Life

How Cooking Saved Me From An Abusive Relationship

by Emily Mack

Sometimes I feel like I have a lived a hundred different lives and that I have found some impossibly clever way to tuck them all up inside of myself, revealing them only in the most deliberate of fashions. Like a wooden matryoshka doll stuffed full of smaller and less-full people, I sometimes seem to unfold.

Which brings me to this story. This story I have been trying to write down for years now. This story that I am just now accepting as a part of my life, as something that happened in it and to me. It’s the story of how cooking saved me.

I have always been an eater, and a cake batter dreamer. As a child, I poured over the pages of my mother’s taped-together Joy Of Cooking. In middle school was when I cooked my first perfect crepe — so thin and lissome, so encouraging. It was then that I was sold on the idea of being there — there in the kitchen. But I still was not quite.

In college, I bought yogurts from the grocery store and ate them for dinner. And I went through a vibrant Kraft macaroni and cheese phase, as I suppose all 20-year-olds are wont to do. The kitchen was a place I would go to feed myself, but not a place I would go to provide for myself — not in any real way, that is. But that changed.

That changed because, when I was 23 years old, I got married. This is something a lot of people don’t know about me — my friends, my co-workers, the people I live with. It’s a big secret that I’ve kept and carried around with me, pretending that it never happened at all. I aimed to delete it from myself; to change the story. But, years later, I am at last coming to terms with the fact that it did happen. It happened to me.

The first weekend of my married life was the weekend I knew everything was wrong. I knew because he told me so. He told me and he showed me in every single way that was available to him. Because if there’s one concise way in which I could describe to you the person I married, it would be this: He had a temper. And from the very beginning, I had this overwhelming feeling — this certainty – that what I was was not a wife, not a spouse, not a partner. I was a legally married person. And I was in trouble.

Because he would not let me be his wife, I chose instead to perform the role of wife. I saw couples around me — real couples — getting engaged, hedging vows, sailing off into the domestic sunset together, and I knew I would never access that with him. And I was ashamed. I was ashamed of what he did to us, and I was ashamed that I had allowed it to happen at all.

So I was a wife in the best way that I knew how to be one. I was a June Cleaver wife — a wife in the most concise sense of the word. And I painted myself in broad brushstrokes. I smiled. I talked of our future. And I fed him.

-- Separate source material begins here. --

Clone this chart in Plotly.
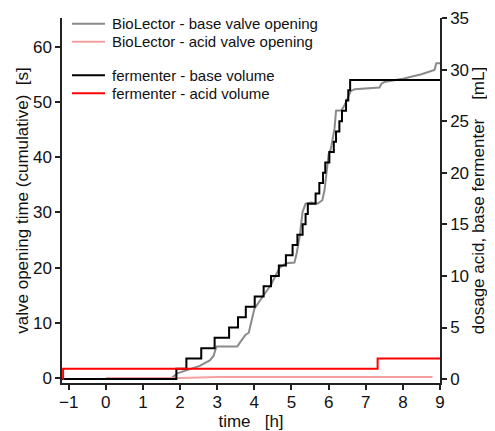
import plotly.graph_objects as go

# BioLector - base valve opening (cumulative valve opening time, s)
bio_base_t = [0.0, 1.77, 1.94, 2.17, 2.53, 2.80, 2.90, 2.98, 3.54, 3.62, 3.76, 3.85, 4.00, 4.23, 4.45,
              4.68, 4.86, 5.08, 5.14, 5.22, 5.26, 5.30, 5.38, 5.53, 5.71, 5.83, 5.89, 5.95, 6.00,
              6.06, 6.16, 6.20, 6.35, 6.42, 6.50, 6.60, 6.70, 7.37, 7.42, 7.50, 8.00, 8.50, 8.85,
              8.90, 9.00]
bio_base_s = [0.0, 0.0, 0.9, 1.4, 2.2, 3.2, 4.0, 5.7, 5.7, 6.5, 7.8, 8.2, 12.5, 14.8, 16.9,
              20.0, 20.8, 20.9, 22.6, 25.6, 28.0, 30.1, 31.6, 31.8, 31.6, 32.2, 34.0, 37.0, 40.5,
              41.5, 45.2, 48.4, 48.5, 49.3, 50.5, 52.0, 52.3, 52.6, 53.3, 53.6, 54.2, 55.0, 55.8,
              57.0, 57.0]

# BioLector - acid valve opening (s)
bio_acid_t = [0.0, 2.0, 3.0, 8.8]
bio_acid_s = [0.0, 0.0, 0.2, 0.2]

# fermenter - base volume (mL), step times
ferm_base_t = [-1.18, 1.90, 2.17, 2.57, 2.93, 3.32, 3.56, 3.77, 4.01, 4.25, 4.45, 4.66, 4.85,
               5.03, 5.16, 5.30, 5.38, 5.44, 5.65, 5.75, 5.85, 5.91, 6.02, 6.14, 6.20, 6.29,
               6.36, 6.47, 6.53, 6.58, 9.0]
ferm_base_ml = [0, 1, 2, 3, 4, 5, 6, 7, 8, 9, 10, 11, 12, 13, 14, 15, 16, 17, 18, 19, 20, 21,
                22, 23, 24, 25, 26, 27, 28, 29, 29]

# fermenter - acid volume (mL)
ferm_acid_t = [-1.16, -1.15, 7.32, 9.0]
ferm_acid_ml = [0, 1, 2, 2]

x_ticks = list(range(-1, 10))
y_left_ticks = list(range(0, 61, 10))
y_right_ticks = list(range(0, 36, 5))

series_names = ["BioLector - base valve opening", "BioLector - acid valve opening",
                "fermenter - base volume", "fermenter - acid volume"]
series_colors = ["#8a8a8a", "#f4a0a0", "#000000", "#ff0000"]

FONT = "Liberation Sans, Arial, sans-serif"

# page body has an 8px default margin, so the figure is sized to fill the rest of the window
W, H = 487, 423
ML, MR, MT, MB = 54, 55, 10, 48
PW, PH = W - ML - MR, H - MT - MB

fig = go.Figure()
fig.add_trace(go.Scatter(x=bio_base_t, y=bio_base_s, mode="lines", name=series_names[0],
                         line=dict(color=series_colors[0], width=2)))
fig.add_trace(go.Scatter(x=bio_acid_t, y=bio_acid_s, mode="lines", name=series_names[1],
                         line=dict(color=series_colors[1], width=2)))
fig.add_trace(go.Scatter(x=ferm_base_t, y=ferm_base_ml, mode="lines", line_shape="hv",
                         name=series_names[2], yaxis="y2",
                         line=dict(color=series_colors[2], width=2)))
fig.add_trace(go.Scatter(x=ferm_acid_t, y=ferm_acid_ml, mode="lines", line_shape="hv",
                         name=series_names[3], yaxis="y2",
                         line=dict(color=series_colors[3], width=2)))

# hand-placed legend (rows with an extra gap between the two groups)
legend_rows_px = [15.7, 33.7, 67.3, 85.3]
for name, color, ry in zip(series_names, series_colors, legend_rows_px):
    py = 1 - (ry - MT) / PH
    fig.add_shape(type="line", xref="paper", yref="paper",
                  x0=(64 - ML) / PW, x1=(97 - ML) / PW, y0=py, y1=py,
                  line=dict(color=color, width=2))
    fig.add_annotation(text=name, xref="paper", yref="paper", x=(102 - ML) / PW, y=py,
                       xanchor="left", yanchor="middle", showarrow=False,
                       font=dict(family=FONT, size=15, color="#111"))

axis_common = dict(showline=True, linecolor="#222", linewidth=1.5, ticks="outside",
                   ticklen=5, tickcolor="#222", tickwidth=1.5, showgrid=False, zeroline=False,
                   automargin=False,
                   tickfont=dict(family=FONT, size=17, color="#111"))

fig.update_layout(
    width=W, height=H,
    margin=dict(l=ML, r=MR, t=MT, b=MB),
    plot_bgcolor="white", paper_bgcolor="white",
    font=dict(family=FONT, color="#111"),
    showlegend=False,
    xaxis=dict(range=[-1.18, 9.0], tickvals=x_ticks, ticklabelstandoff=-2,
               title=dict(text="time\u00a0\u00a0\u00a0[h]", font=dict(family=FONT, size=17)),
               **axis_common),
    yaxis=dict(range=[-0.9, 65.2], tickvals=y_left_ticks,
               title=dict(text="valve opening time (cumulative)\u00a0\u00a0[s]",
                          font=dict(family=FONT, size=17), standoff=0),
               **axis_common),
    yaxis2=dict(range=[-0.38, 35.0], tickvals=y_right_ticks, overlaying="y", side="right",
                title=dict(text="dosage acid, base fermenter\u00a0\u00a0\u00a0\u00a0[mL]",
                           font=dict(family=FONT, size=17), standoff=2),
                **axis_common),
)

fig.write_html("out.html")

It started with a chicken salad sandwich, which swelled into beef bourguignons and chicken piccatas. I baked muffins, toasted granolas, and mulled cheap bottles of red wine on the stove top. I fed him my disappointment, my disavowal, my frustration. I killed him with kindness because it was the only way to keep those things from killing me. Because there is something that happens to you when you trust a person and they puncture that trust. And that something happened. It was profound; it was clean cut; it felt like drowning. And for a very long time I could not breathe.

My project in domestic restoration, which had started with that single batch of homemade chicken salad, quickly grew. And its mission shifted. I cooked not to please him — though the food did do that. No, I cooked to gain ground, claim territory. I cooked to manifest destiny. I cooked because I didn’t have a home, and I needed one.

It was a game that he didn’t know we were playing. I was rolling die and strategically helming my game piece around the unfolded board. I was purchasing property. A pot of rice bought me Pennsylvania Avenue. For three boiled eggs, Park Place was mine. The kitchen was a frontier, and I was Little House on the Prairie. I was Oregon Trail. I forded the river; I caulked the wagon to float. I survived. I got by. And he had no idea.

I was not a shrinking woman. I was growing, increasing — fulsome. I stirred the pot. If I could make a perfect risotto, I could get through this. I whisked batters. I seared meats. I tempered eggs. I built my own home inside that kitchen. I saved my life.

I was not a doting wife because I was not a wife. I was Joan of Arc — pious, but dressed for battle. I was hidden away, but a person still. And from inside the small, dark, black and blue space where he had tucked me, I scribbled notes to the outside world. They smelled like garlic roasting slowly in the oven. They tasted like honey. I was quiet, but I was legible again.

I made toast.

I sliced cucumbers.

I brewed big, tall pitchers of sun tea.

In April, I baked my own bread — it was rich and real and sustaining. In May, I churned my first ice cream — a cardamom-ginger custard, so rich, so velvet and foment, that I hid it away in the back of the freezer all for myself. In June, as the season’s strawberries ripened, I too ripened. And I told him to leave my home — the one that we had begun together, the one that had not yet seen all the seasons, had not yet known an August tomato. The one that, with caramelized onions, banana puddings, and braised Brussels sprouts, I had colonized — had made mine. I took back what he thought he had taken by force. And I won; he retreated.

And soon he was gone and I was left alone — in my kitchen, in my home. I drew a long-handled spoon from the drawer and carefully extracted the ice cream from the back of the freezer. And I ate.